`Everyone was in the loop’
Gordon Sondland, President Donald Trump’s ambassador to the European Union, was the most anticipated witness in the House impeachment inquiry and his testimony Wednesday showed why.
He made repeated references to a quid pro quo involving Ukraine and invoked the names of senior Trump administration officials who, he said, knew what was going on. He also confirmed the existence of a newly revealed telephone call with Trump one day after Trump had pressed Ukraine’s leader for an investigation into a Trump political rival, former Vice-President Joe Biden.
Some takeaways from day four of the impeachment inquiry before the House Intelligence Committee:
THIS FOR THAT
Sondland repeatedly referred to a quid pro quo – one thing in return for another – in describing the administration’s dealings with Ukraine. It was a remarkable spectacle: Trump’s own ambassador using the exact term that the president himself has disavowed.
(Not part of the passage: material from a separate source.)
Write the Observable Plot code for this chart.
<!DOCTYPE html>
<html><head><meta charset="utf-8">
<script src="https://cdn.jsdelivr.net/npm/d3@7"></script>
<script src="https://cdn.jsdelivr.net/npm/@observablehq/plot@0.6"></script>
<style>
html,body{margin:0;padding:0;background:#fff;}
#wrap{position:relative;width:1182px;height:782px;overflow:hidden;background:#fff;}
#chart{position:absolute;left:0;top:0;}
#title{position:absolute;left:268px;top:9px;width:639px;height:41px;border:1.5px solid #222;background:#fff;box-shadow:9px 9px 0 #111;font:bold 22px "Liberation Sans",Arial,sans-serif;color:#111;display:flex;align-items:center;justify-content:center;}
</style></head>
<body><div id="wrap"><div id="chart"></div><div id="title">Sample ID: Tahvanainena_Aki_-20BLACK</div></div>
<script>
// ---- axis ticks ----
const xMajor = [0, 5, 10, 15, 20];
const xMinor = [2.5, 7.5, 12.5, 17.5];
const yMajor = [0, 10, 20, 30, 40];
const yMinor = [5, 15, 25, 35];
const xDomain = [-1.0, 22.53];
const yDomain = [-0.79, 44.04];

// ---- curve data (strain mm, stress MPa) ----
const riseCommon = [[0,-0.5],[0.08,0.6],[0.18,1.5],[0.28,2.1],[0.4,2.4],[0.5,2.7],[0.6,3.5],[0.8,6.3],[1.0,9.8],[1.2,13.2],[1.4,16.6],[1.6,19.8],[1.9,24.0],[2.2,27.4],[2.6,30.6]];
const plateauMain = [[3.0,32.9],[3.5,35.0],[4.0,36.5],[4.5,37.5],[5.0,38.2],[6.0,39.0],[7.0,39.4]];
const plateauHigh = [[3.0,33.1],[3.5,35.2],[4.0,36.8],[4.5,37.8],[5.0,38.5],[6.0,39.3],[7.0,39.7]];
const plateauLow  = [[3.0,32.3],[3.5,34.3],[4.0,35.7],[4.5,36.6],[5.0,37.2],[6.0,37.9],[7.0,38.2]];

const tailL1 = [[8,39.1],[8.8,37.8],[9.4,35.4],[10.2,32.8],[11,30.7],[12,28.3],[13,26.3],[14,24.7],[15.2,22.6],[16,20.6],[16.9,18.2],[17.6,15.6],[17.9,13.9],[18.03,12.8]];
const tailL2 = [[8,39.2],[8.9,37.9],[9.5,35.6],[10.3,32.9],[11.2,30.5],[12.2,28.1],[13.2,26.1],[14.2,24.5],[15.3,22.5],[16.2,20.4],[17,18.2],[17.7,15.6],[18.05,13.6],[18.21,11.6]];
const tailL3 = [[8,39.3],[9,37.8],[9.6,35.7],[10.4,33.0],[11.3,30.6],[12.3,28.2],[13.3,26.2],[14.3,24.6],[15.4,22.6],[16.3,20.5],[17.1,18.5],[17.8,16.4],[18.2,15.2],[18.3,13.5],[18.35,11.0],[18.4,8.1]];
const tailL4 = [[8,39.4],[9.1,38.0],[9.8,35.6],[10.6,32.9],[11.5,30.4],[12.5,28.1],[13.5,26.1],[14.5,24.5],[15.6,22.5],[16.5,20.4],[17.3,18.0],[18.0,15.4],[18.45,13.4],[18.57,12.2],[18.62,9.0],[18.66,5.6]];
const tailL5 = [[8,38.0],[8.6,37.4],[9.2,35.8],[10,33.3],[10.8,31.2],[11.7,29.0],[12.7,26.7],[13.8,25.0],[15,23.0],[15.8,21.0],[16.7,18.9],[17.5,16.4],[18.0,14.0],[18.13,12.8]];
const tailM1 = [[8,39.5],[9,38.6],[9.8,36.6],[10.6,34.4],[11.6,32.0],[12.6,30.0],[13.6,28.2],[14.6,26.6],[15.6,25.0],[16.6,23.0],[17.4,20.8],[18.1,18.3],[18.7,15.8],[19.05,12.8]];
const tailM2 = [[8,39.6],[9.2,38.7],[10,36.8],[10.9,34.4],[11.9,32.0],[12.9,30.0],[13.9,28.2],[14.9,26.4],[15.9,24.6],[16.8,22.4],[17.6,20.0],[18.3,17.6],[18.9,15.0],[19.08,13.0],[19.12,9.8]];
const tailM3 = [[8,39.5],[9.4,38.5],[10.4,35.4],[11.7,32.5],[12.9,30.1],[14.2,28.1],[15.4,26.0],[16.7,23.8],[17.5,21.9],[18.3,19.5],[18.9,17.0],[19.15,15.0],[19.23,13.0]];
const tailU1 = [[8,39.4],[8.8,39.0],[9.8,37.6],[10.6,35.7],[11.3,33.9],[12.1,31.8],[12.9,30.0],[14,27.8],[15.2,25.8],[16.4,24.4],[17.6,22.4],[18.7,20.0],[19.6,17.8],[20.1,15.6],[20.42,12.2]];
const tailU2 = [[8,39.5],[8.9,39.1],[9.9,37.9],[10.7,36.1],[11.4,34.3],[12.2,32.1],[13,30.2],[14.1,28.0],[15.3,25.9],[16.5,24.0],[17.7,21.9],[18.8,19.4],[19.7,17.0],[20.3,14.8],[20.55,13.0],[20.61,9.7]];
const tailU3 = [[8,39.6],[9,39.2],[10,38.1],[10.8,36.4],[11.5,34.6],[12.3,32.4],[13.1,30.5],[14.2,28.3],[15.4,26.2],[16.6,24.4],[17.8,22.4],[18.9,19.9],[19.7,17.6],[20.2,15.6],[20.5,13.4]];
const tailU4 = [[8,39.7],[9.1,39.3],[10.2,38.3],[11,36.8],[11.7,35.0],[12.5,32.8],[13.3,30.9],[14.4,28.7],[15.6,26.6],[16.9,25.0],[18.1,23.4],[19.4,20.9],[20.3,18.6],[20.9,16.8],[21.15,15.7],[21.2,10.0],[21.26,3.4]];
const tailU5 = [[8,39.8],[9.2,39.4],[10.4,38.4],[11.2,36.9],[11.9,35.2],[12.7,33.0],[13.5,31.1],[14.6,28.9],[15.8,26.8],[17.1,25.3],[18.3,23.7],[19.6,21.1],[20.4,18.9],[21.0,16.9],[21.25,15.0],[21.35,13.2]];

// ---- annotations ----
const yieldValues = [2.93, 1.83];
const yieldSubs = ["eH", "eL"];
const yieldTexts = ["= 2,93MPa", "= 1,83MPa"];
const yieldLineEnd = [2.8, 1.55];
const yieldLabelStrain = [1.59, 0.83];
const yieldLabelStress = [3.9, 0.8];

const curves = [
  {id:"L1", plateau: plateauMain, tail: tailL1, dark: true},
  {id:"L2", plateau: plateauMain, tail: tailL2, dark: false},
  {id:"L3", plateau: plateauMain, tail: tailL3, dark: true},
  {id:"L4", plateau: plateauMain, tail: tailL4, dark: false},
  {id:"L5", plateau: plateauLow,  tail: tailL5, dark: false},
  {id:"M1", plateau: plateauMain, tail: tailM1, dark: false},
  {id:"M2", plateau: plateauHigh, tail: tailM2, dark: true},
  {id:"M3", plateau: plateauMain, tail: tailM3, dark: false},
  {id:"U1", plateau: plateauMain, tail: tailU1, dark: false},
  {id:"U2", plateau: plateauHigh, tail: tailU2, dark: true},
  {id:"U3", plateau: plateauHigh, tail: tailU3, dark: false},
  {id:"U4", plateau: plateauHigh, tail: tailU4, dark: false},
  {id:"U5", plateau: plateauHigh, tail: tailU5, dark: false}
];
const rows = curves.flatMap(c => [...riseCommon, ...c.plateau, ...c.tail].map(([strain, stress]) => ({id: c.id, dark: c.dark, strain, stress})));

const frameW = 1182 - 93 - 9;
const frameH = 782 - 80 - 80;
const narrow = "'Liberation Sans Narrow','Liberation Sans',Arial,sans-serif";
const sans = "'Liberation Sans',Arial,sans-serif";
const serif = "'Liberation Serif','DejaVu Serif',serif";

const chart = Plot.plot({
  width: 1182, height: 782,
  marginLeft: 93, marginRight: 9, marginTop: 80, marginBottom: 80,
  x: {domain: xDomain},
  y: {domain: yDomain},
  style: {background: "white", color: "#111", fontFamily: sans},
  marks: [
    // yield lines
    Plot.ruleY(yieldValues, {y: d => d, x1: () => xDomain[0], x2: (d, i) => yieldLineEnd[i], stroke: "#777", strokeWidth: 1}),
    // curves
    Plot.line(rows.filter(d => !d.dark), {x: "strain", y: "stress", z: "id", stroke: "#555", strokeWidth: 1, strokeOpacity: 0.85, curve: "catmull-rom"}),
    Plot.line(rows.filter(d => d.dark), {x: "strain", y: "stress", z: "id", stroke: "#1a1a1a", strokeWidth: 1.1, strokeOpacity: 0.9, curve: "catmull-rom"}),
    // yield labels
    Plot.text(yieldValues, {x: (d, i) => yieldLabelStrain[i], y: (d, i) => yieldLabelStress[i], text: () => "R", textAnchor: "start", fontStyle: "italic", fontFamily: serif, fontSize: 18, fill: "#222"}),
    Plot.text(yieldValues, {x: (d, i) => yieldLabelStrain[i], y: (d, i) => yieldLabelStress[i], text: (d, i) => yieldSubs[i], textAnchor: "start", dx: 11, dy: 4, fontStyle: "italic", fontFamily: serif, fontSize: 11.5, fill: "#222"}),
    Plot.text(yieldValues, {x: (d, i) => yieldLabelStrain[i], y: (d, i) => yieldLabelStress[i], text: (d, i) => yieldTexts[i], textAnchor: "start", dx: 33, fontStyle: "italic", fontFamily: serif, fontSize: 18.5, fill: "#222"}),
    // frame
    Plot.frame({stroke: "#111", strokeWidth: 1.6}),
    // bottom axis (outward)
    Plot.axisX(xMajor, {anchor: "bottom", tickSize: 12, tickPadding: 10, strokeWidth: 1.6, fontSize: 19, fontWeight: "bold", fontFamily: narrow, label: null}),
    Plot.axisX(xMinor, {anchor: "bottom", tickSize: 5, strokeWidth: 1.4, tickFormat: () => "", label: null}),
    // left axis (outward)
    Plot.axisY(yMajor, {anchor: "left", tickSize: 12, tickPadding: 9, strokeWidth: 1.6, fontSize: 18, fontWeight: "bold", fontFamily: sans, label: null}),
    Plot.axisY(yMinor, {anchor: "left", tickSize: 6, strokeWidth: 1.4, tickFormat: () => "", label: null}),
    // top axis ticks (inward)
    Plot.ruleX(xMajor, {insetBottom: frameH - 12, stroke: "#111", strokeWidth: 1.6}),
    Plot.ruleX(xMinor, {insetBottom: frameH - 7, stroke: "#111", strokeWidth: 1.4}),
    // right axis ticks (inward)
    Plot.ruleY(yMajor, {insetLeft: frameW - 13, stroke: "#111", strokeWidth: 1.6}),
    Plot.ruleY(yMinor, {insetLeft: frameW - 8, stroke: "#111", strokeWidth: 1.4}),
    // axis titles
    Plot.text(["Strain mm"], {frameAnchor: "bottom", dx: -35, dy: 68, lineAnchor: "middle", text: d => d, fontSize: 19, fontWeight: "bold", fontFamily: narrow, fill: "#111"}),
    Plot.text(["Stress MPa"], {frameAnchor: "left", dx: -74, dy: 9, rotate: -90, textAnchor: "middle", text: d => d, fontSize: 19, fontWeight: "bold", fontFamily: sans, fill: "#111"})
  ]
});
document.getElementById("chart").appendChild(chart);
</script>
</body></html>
“I know that members of this committee have frequently framed these complicated issues in the form of a simple question: Was there a ‘quid pro quo?’ As I testified previously, with regard to the requested White House call and White House meeting, the answer is yes,” Sondland said.
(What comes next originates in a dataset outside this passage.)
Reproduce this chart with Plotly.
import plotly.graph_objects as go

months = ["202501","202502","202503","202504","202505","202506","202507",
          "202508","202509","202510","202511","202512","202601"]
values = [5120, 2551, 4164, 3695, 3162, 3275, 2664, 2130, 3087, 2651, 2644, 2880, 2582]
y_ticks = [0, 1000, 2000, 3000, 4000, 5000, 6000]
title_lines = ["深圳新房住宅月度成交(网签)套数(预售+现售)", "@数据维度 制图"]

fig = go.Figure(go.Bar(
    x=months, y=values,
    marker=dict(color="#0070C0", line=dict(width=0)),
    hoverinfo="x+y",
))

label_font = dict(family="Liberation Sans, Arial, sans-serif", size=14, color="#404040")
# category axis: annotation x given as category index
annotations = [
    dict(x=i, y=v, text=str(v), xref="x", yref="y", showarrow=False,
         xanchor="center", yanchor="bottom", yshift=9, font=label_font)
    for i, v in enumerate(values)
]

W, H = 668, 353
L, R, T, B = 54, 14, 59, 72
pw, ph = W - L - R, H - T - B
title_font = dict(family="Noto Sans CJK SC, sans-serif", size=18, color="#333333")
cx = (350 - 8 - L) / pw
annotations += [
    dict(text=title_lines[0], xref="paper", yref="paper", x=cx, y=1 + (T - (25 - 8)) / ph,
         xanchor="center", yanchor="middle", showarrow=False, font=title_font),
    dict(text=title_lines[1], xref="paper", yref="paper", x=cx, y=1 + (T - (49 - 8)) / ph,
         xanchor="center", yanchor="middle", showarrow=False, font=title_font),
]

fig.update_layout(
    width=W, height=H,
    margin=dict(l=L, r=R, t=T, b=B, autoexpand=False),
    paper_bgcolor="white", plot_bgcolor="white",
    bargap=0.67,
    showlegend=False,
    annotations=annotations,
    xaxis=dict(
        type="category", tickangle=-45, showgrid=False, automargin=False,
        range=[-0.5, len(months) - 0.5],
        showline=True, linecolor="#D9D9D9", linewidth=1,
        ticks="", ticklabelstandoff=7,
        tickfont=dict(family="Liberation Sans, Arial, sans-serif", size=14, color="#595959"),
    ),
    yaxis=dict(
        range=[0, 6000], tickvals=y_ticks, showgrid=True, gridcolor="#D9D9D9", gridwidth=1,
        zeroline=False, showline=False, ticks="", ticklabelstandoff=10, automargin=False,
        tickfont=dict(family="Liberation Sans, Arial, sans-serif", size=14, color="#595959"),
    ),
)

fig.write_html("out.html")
The quid pro quo in this case, he said, involved arranging a White House visit for Ukraine’s new president, Volodymyr Zelenskiy, in return for Zelenskiy’s announcing investigations of Burisma, a Ukrainian gas company, and a discredited conspiracy theory that Ukraine had interfered in the 2016 US presidential election. Biden’s son Hunter was a Burisma board member.
That proposed arrangement was pushed by Trump’s personal lawyer, Rudy Giuliani, who conveyed Trump’s wishes to multiple administration officials. Sondland said he did not know until September that what was actually desired was an investigation into the Bidens.
Sondland says he was uncomfortable working with Giuliani, but he did so at the “express direction of the president of the United States”.
“We did not want to work with Mr Giuliani. Simply put, we played the hand we were dealt,” Sondland said.
Sondland said Giuliani emphasised to him in a subsequent conversation that Trump wanted a public statement from Zelenskiy committing Ukraine to look into corruption issues, including looking into potential interference in the 2016 election and Burisma.
“Mr Giuliani’s requests were a quid pro quo for arranging a White House visit for President Zelenskiy,” Sondland said. “Mr Giuliani was expressing the desires of the president of the United States, and we knew that these investigations were important to the president.”
‘EVERYONE WAS IN THE LOOP’
Sondland made it clear that this was no rogue effort. Sondland said he was open about Trump’s demand that Ukraine commit to the investigations.
He updated Secretary of State Mike Pompeo and the White House’s acting chief of staff, Mick Mulvaney, telling them that Ukraine’s leader would conduct a “fully transparent investigation” and “turn over every stone.”
Sondland further told Pompeo that he and another American diplomat, Kurt Volker, had negotiated a statement that Zelenskiy could deliver that “will hopefully make the boss happy enough to authorise an invitation” to the White House.
Sondland name-dropped Vice-President Mike Pence as well, telling him he was concerned that aid to Ukraine had become tied to the issue of investigations. Pence replied that he would speak to Trump about it.
“Everyone was in the loop. It was no secret,” Sondland said.
CONFIRMING THE OVERHEARD CALL
Sondland confirmed a July call with Trump that was revealed by another diplomat last week — and said the White House has confirmed it too.
A US diplomat in Ukraine, David Holmes, told impeachment investigators last week about the phone call between Trump and Sondland. Holmes overheard the cell phone call, conducted a day after Trump pushed Zelenskiy to investigate Democrats, while Holmes was dining with Sondland at a Kiyv restaurant. Holmes said Sondland told Trump that Zelenskiy would conduct the investigations he was seeking and would do anything he wanted. He opened the call by telling Trump that the Zelenskiy “loves your ass”.
Sondland also said that he had “no reason to doubt that this conversation included the subject of investigations,” but said the conversation didn’t strike him as significant.
NOT A NOTE-TAKER
In contrast to some veteran diplomats who have testified in the impeachment inquiry, Sondland told lawmakers that he did not take detailed notes of his interactions and “my memory has not been perfect.”
Sondland said his testimony has “not been perfect” because Trump’s administration has refused to give him access to calendars, phone records and other State Department documents that, he says, might have helped him accurately answer questions.